А связаны ли как-то между собой все эти виды эффектов?
Марина Авилова: Да, разумеется, эффекты непосредственно взаимосвязаны. Во-первых, рассчитанные по проекту косвенные эффекты при проведении дополнительных мероприятий могут быть переведены в прямые: сниженная трудоемкость процессов в итоге должна привести к пересмотру численности. Повышение качества продукции должно привести к премии к цене, снижение простоев — к повышению плана производства и реализации. По сути, управление эффектами в программе цифровизации означает управление воронкой: косвенные эффекты –> прямые эффекты –> достигнутые эффекты -> устойчивые эффекты.
А во-вторых, один проект может быть направлен на все четыре типа эффектов. Например, внутренняя разработка, которая на первой фазе просто оптимизирует процесс, на второй — позволяет увеличить выпуск продукции при тех же ресурсах, на третьей фазе предполагает создание коммерческого цифрового продукта, параллельно позитивно влияя на имиджевый фон «Росатома» как вендора, а еще, если решение внедряется взамен импортного аналога, и риски некорректной работы IТ-решения снижает. Таких «разносторонних» проектов, конечно, не так много, обычно мы в одном проекте видим два-три типа эффектов.
А как вы понимаете, остались ли еще резервы или все «цифровые рычаги» уже использованы?

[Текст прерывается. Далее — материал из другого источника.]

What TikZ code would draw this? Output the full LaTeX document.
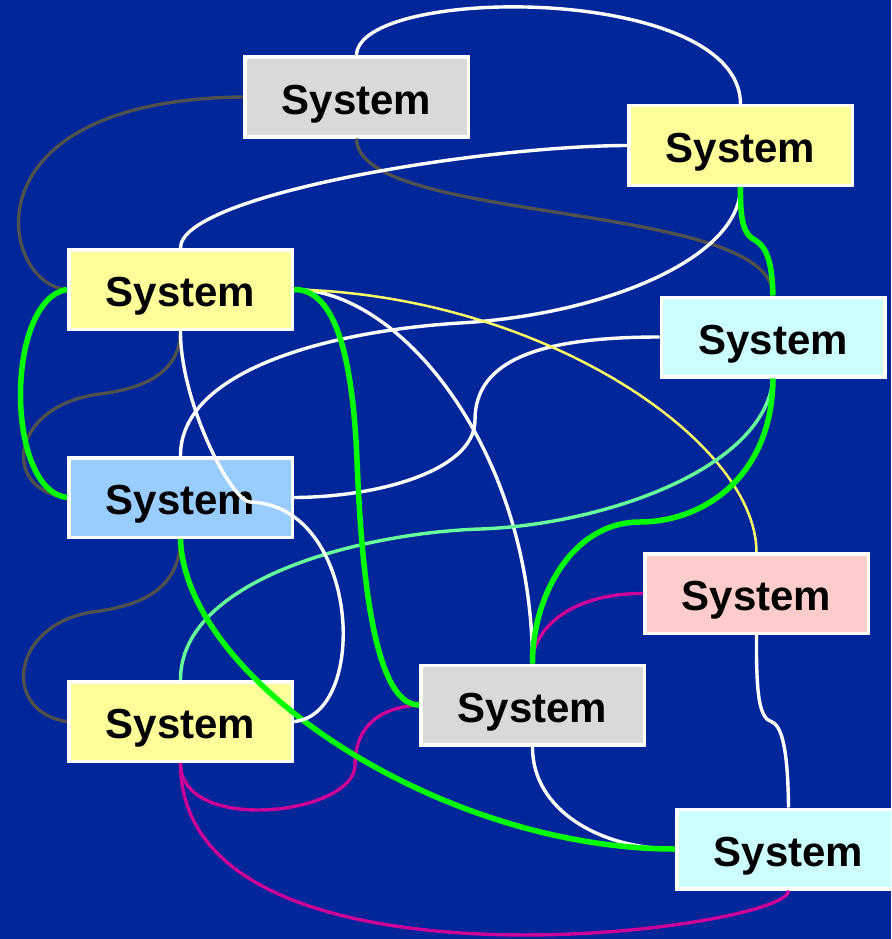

Марина Авилова: Мы постоянно анализируем как свои показатели, так и внешние бенчмарки. Это необходимо для того, чтобы максимально эффективно масштабировать цифровые технологии на предприятиях. Это и искусственный интеллект, и машинное обучение, и промышленный интернет вещей, инструменты виртуальной и дополненной реальности, другие цифровые технологии.
В одном случае мы можем получить увеличение сроков службы основных фондов, сокращение затрат на материалы и топливно-энергетические ресурсы. В другом — сокращение логистических затрат и повышение производительности труда. В третьем случае — снижение затрат на плановые ремонты, сокращение объемов незавершенного производства и простоев оборудования. Как следствие, появляется смысл и возможность комбинировать различные цифровые технологии или развивать комплексные цифровые платформы, чтобы добиваться мультипликативных эффектов.
Это значит, что руководители в сфере цифровизации — CDO — принимают на себя большую ответственность…
Марина Авилова: Цифровизация — это не рассуждения о волшебном потенциале новых технологий. Это контракт с бизнесом. Причем CDO ставят на кон самое ценное, что у них есть: свою профессиональную репутацию. На современном рынке невозможно «спрятать» ни достижения, ни неудачи. И это один из самых мощных стимулов для тех, кто занимается этой темой в крупном бизнесе.